Однако в дело опять вмешалось его излишне трепетное отношение к конституции, и оно помешало Эдуарду прибегнуть к этому удачному решению, которое впоследствии никто не мог бы отменить. Безусловное уважение к конституции составляло часть его воспитания и его характера. Поэтому Эдуард спросил Болдуина, готов ли тот внести в палату общин законопроект, полностью одобряющий его морганатический брак. Болдуин ответил, что он не верит в то, что парламент проголосует за подобный закон. Кто же это говорил, друг или министр?
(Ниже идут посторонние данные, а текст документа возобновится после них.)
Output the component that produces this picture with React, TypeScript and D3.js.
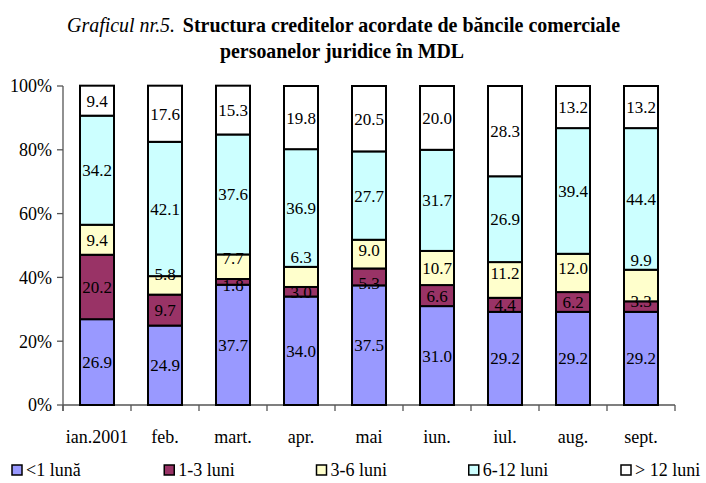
import React from "react";
import * as d3 from "d3";

const categories = ["ian.2001", "feb.", "mart.", "apr.", "mai", "iun.", "iul.", "aug.", "sept."];
const seriesNames = ["<1 lună", "1-3 luni", "3-6 luni", "6-12 luni", "> 12 luni"];
const under1 = [26.9, 24.9, 37.7, 34.0, 37.5, 31.0, 29.2, 29.2, 29.2];
const m1to3 = [20.2, 9.7, 1.8, 3.0, 5.3, 6.6, 4.4, 6.2, 3.3];
const m3to6 = [9.4, 5.8, 7.7, 6.3, 9.0, 10.7, 11.2, 12.0, 9.9];
const m6to12 = [34.2, 42.1, 37.6, 36.9, 27.7, 31.7, 26.9, 39.4, 44.4];
const over12 = [9.4, 17.6, 15.3, 19.8, 20.5, 20.0, 28.3, 13.2, 13.2];
const yTicks = [0, 20, 40, 60, 80, 100];
// manual label shifts (in percentage points) as placed in the original chart
const lift1to3 = [0, 0, -1, 0, -1.9, 0, 0, 0, 1.6];
const lift3to6 = [0, 3.4, 2.8, 6.3, 1.2, 0, 2.2, 1.6, 8];

const colors = ["#9999FF", "#993366", "#FFFFCC", "#CCFFFF", "#FFFFFF"];
const FONT = "'Liberation Serif', 'Times New Roman', serif";

export default function App() {
  const W = 706, H = 483;
  const x = d3.scaleBand<string>().domain(categories).range([63, 675]).paddingInner(0.5).paddingOuter(0.25);
  const y = d3.scaleLinear().domain([0, 100]).range([405, 86]);
  const seriesArrays = [under1, m1to3, m3to6, m6to12, over12];
  const rows = categories.map((c, i) => {
    const r: any = { cat: c };
    seriesNames.forEach((s, k) => (r[s] = seriesArrays[k][i]));
    return r;
  });
  const stacked = d3.stack<any>().keys(seriesNames)(rows);
  const lifts = [null, lift1to3, lift3to6, null, null];
  const legendX = d3.scalePoint<string>().domain(seriesNames).range([12, 621]);
  const step = x.step();
  const boundaries = d3.range(categories.length + 1).map((i) => 63 + i * step);

  return (
    <svg width={W} height={H} style={{ position: "absolute", left: 0, top: 0, background: "#fff" }} fontFamily={FONT}>
      {/* title */}
      <text x={67} y={32} fontSize={22} textLength={553} lengthAdjust="spacingAndGlyphs">
        <tspan fontStyle="italic">Graficul nr.5.</tspan>
        <tspan fontWeight="bold" dx={3}>{" Structura creditelor acordate de băncile comerciale"}</tspan>
      </text>
      <text x={220} y={58} fontSize={22} fontWeight="bold" textLength={244} lengthAdjust="spacingAndGlyphs">persoanelor juridice în MDL</text>

      {/* y axis */}
      <line x1={63} x2={63} y1={y(100)} y2={411} stroke="#555" strokeWidth={1.3} />
      {yTicks.map((t) => (
        <g key={t}>
          <line x1={57} x2={63} y1={y(t)} y2={y(t)} stroke="#555" strokeWidth={1.3} />
          <text x={52} y={y(t)} dy="0.35em" textAnchor="end" fontSize={18}>{t}%</text>
        </g>
      ))}
      {/* x axis */}
      <line x1={63} x2={boundaries[boundaries.length - 1]} y1={y(0)} y2={y(0)} stroke="#555" strokeWidth={1.3} />
      {boundaries.map((b, i) => (
        <line key={i} x1={b} x2={b} y1={y(0)} y2={411} stroke="#555" strokeWidth={1.3} />
      ))}
      {categories.map((c) => (
        <text key={c} x={(x(c) as number) + x.bandwidth() / 2} y={443} textAnchor="middle" fontSize={18}>{c}</text>
      ))}

      {/* bars */}
      {stacked.map((s, k) => (
        <g key={s.key}>
          {s.map((d, i) => (
            <rect key={i} x={x(categories[i])} y={y(d[1])} width={x.bandwidth()} height={y(d[0]) - y(d[1])}
              fill={colors[k]} stroke="#000" strokeWidth={2} />
          ))}
        </g>
      ))}
      {stacked.map((s, k) => (
        <g key={"l" + s.key}>
          {s.map((d, i) => {
            const lift = lifts[k] ? (lifts[k] as number[])[i] : 0;
            const v = seriesArrays[k][i];
            return (
              <text key={i} x={(x(categories[i]) as number) + x.bandwidth() / 2} y={y((d[0] + d[1]) / 2 + lift)}
                dy="0.35em" textAnchor="middle" fontSize={17}>{v.toFixed(1)}</text>
            );
          })}
        </g>
      ))}

      {/* legend */}
      {seriesNames.map((s, k) => (
        <g key={s} transform={`translate(${legendX(s)},0)`}>
          <rect x={0} y={465} width={10} height={10} fill={colors[k]} stroke="#000" strokeWidth={1.5} />
          <text x={14} y={476} fontSize={18}>{s}</text>
        </g>
      ))}
    </svg>
  );
}
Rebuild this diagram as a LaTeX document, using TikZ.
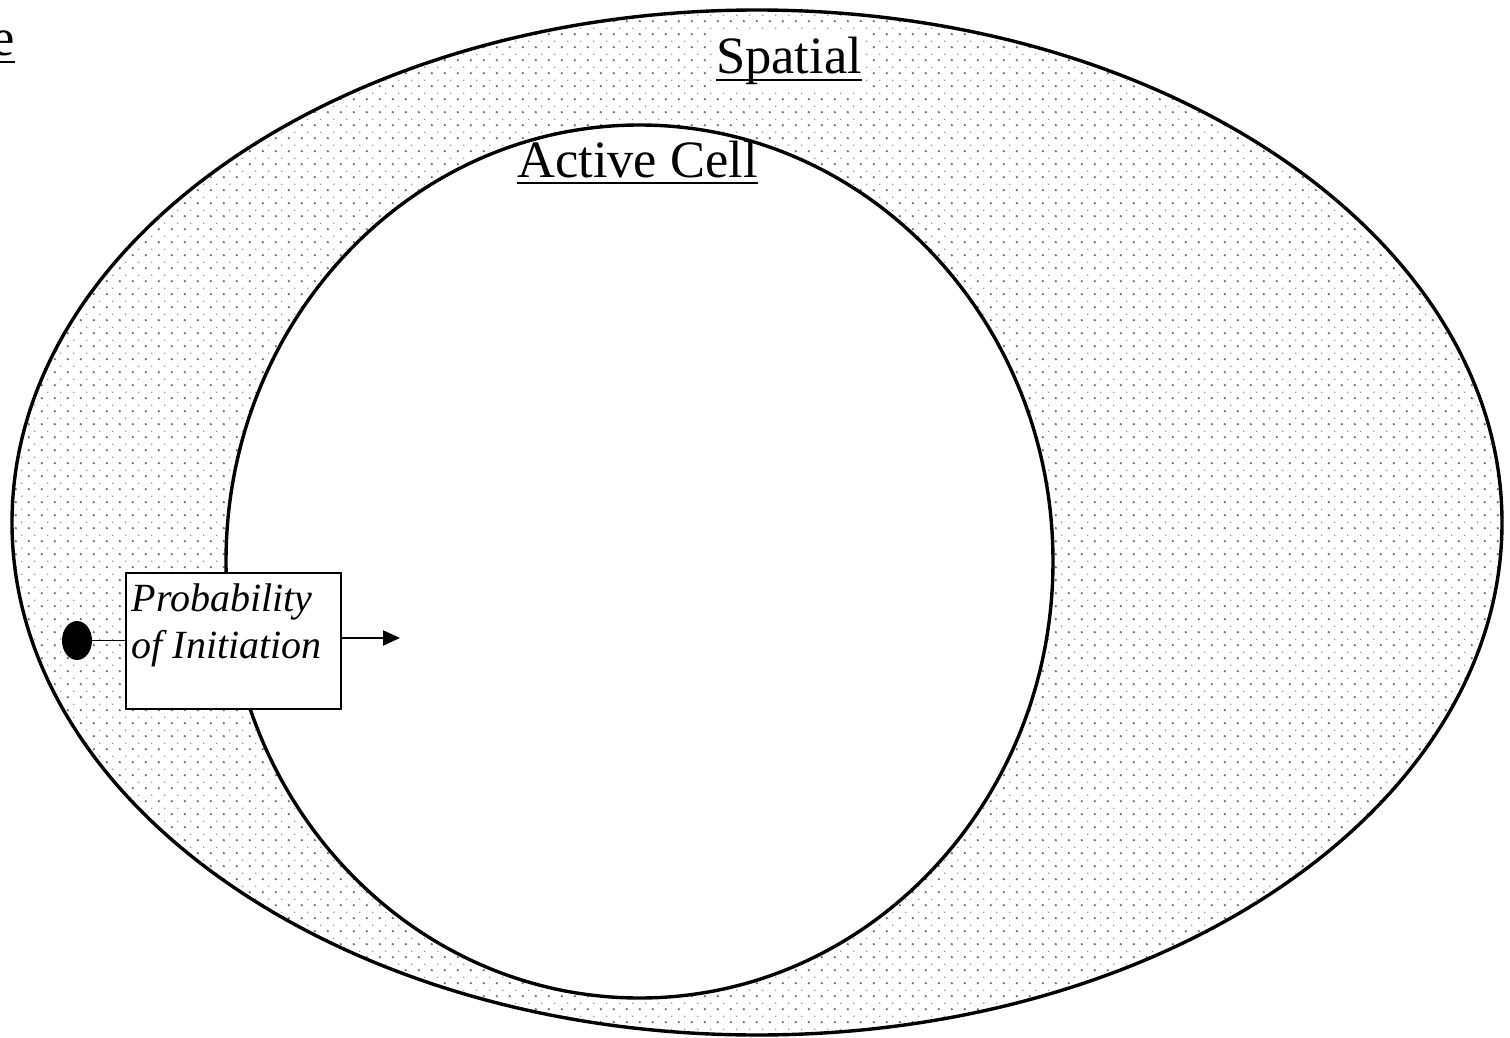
\documentclass[tikz,border=0pt]{standalone}
\usepackage{fontspec}
\setmainfont{Liberation Serif}
\usetikzlibrary{patterns,arrows.meta,shapes.geometric}

% staggered stipple used for the spatial region
\pgfdeclarepatternformonly{stipple}{\pgfqpoint{0pt}{0pt}}{\pgfqpoint{13pt}{13pt}}{\pgfqpoint{13pt}{13pt}}{%
  \pgfpathcircle{\pgfqpoint{3pt}{3pt}}{1.35pt}%
  \pgfpathcircle{\pgfqpoint{9.5pt}{9.5pt}}{0.8pt}%
  \pgfusepath{fill}}

% underline set close under the baseline, crossing descenders
\newcommand{\ulined}[1]{\setbox0\hbox{#1}\rlap{\rule[-7.5pt]{\wd0}{2.4pt}}\box0}

\tikzset{
  title/.style={font=\fontsize{52.5}{60}\selectfont, inner sep=0pt},
  region/.style={line width=3.4pt},
  probbox/.style={draw, fill=white, line width=2.2pt, inner sep=0pt,
    minimum width=215pt, minimum height=136pt, anchor=north west},
  probtext/.style={font=\fontsize{40}{47}\selectfont\itshape, align=left,
    inner sep=0pt, anchor=north west},
}

\begin{document}
\begin{tikzpicture}[x=1pt, y=-1pt]
  \useasboundingbox (0,0) rectangle (1510,1038);

  % spatial region: stippled ellipse with the active cell left clear
  \path[pattern=stipple, pattern color=black!55]
    (757,522.5) ellipse [x radius=745pt, y radius=512.5pt];
  \fill[white] (639.5,561.5) ellipse [x radius=413.5pt, y radius=436.5pt];
  \draw[region] (757,522.5) ellipse [x radius=745pt, y radius=512.5pt];
  \draw[region] (639.5,561.5) ellipse [x radius=413.5pt, y radius=436.5pt];

  % labels
  \node[title, anchor=base east] (time) at (15,56) {\ulined{e}};
  \node[title, anchor=base west, fill=white, inner xsep=4pt, inner ysep=6pt] (spatial)
    at (712,74) {\ulined{Spatial}\hspace{19pt}};
  \node[title, anchor=base west] (cell) at (517,177) {\ulined{Active Cell}};

  % initiation probability with its source and outgoing arrow
  \node[probbox] (prob) at (125,572) {};
  \node[probtext] (probtxt) at (131.5,584) {Probability\\of Initiation};
  \node[ellipse, fill=black, minimum width=30pt, minimum height=39pt, inner sep=0pt]
    (src) at (77,640.5) {};
  \draw[line width=1.6pt] (src.east) -- (prob.west |- src.east);
  \coordinate (tip) at (400,638);
  \draw[line width=2.2pt, -{Triangle[length=17pt, width=15pt]}] (prob.east |- tip) -- (tip);
\end{tikzpicture}
\end{document}
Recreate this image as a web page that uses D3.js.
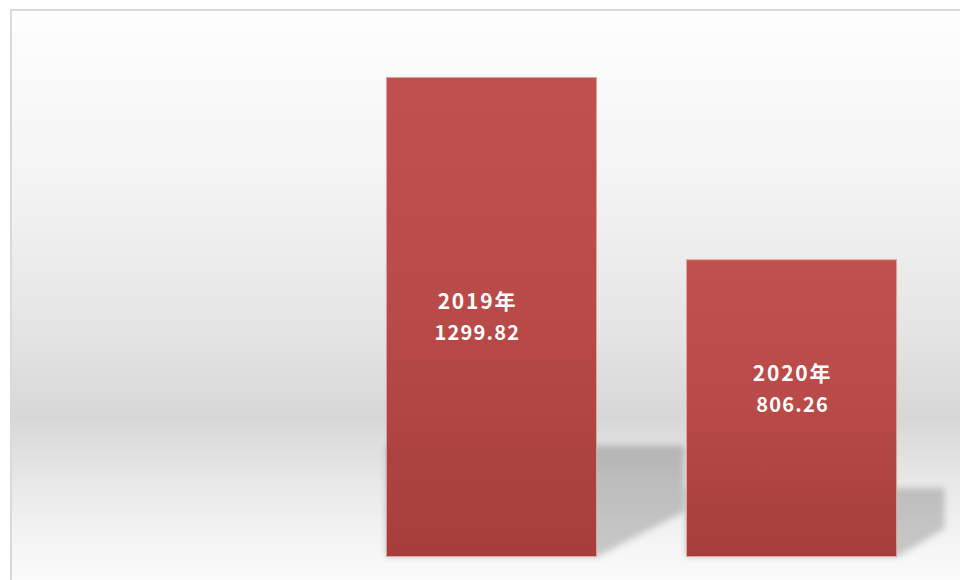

Король в конце концов согласился, чтобы вопрос был вынесен на рассмотрение кабинета министров. Спустя два дня, 27 ноября, Болдуин принес Эдуарду отрицательный ответ правительства. Не желая, чтобы его заметили, он проскользнул во дворец с черного хода; могущественному хозяину страны пришлось войти через заднюю дверь. А король, сидевший в великолепной гостиной, был пленником собственной честности.
Король рассердился, битых два часа отчаянно спорил с премьер-министром, но Болдуин держался, как непреклонный великий визирь. Они расстались, так ни о чем и не договорившись. С того дня правительство почувствовало себя увереннее. Министры так обосновали свое решение: «Одобрив морганатический брак, мы тем самым признали бы, что король милостью Божией отличен от других людей, и для него допускается особая форма брака».
Они и не поняли, что эта форма брака как раз вернула бы королю права, коими обладали все остальные люди, поскольку, запрещая ему вступать в самый обыкновенный брак — то есть жениться на любимой женщине, — они лишь подчеркивали его исключительность.
Народ по-прежнему пребывал в полном неведении. Только посвященные сумели понять, на что намекала «Таймс», которая на другой день после ультиматума кабинета министров принялась восхвалять палату общин; точь-в-точь как абсолютный монарх, «Таймс» с высоты собственного величия выразила надежду, что палата общин докажет свою силу «в случае любого кризиса, внешнего или внутреннего».
И тогда те, кто вел игру, признали, что больше невозможно действовать скрытно. Три силы объединились, теперь им нужно было, чтобы в дело вмешался кто-нибудь из епископов и, обронив публично одну-единственную фразу, спровоцировал бурную реакцию прессы; таким образом удалось бы привлечь внимание общественности, а дальше она бы уже сама жадно следила за развитием событий. Первым в открытую, перед всем народом, высказался доктор Блант, епископ Брэдфордский. Вот фраза из его речи на конференции священнослужителей в Бирмингеме, которую он произнес во время дебатов о коронации. «Важно не то, что чувствует король, думая о своей коронации, куда важнее то, какие чувства она вызывает у английского народа». После этих слов, приличествовавших скорее политику, чем священнику, епископ пожелал королю, чтобы тот верил в Бога, молился и всегда был готов к самопожертвованию, затем продолжил: «We hope that he is aware of his need. Some of us wish that he gave more positive signs of that awareness»[75]. Всего-то две коротенькие фразы, произнесенные в тесном зале, в присутствии нескольких дюжин слушателей.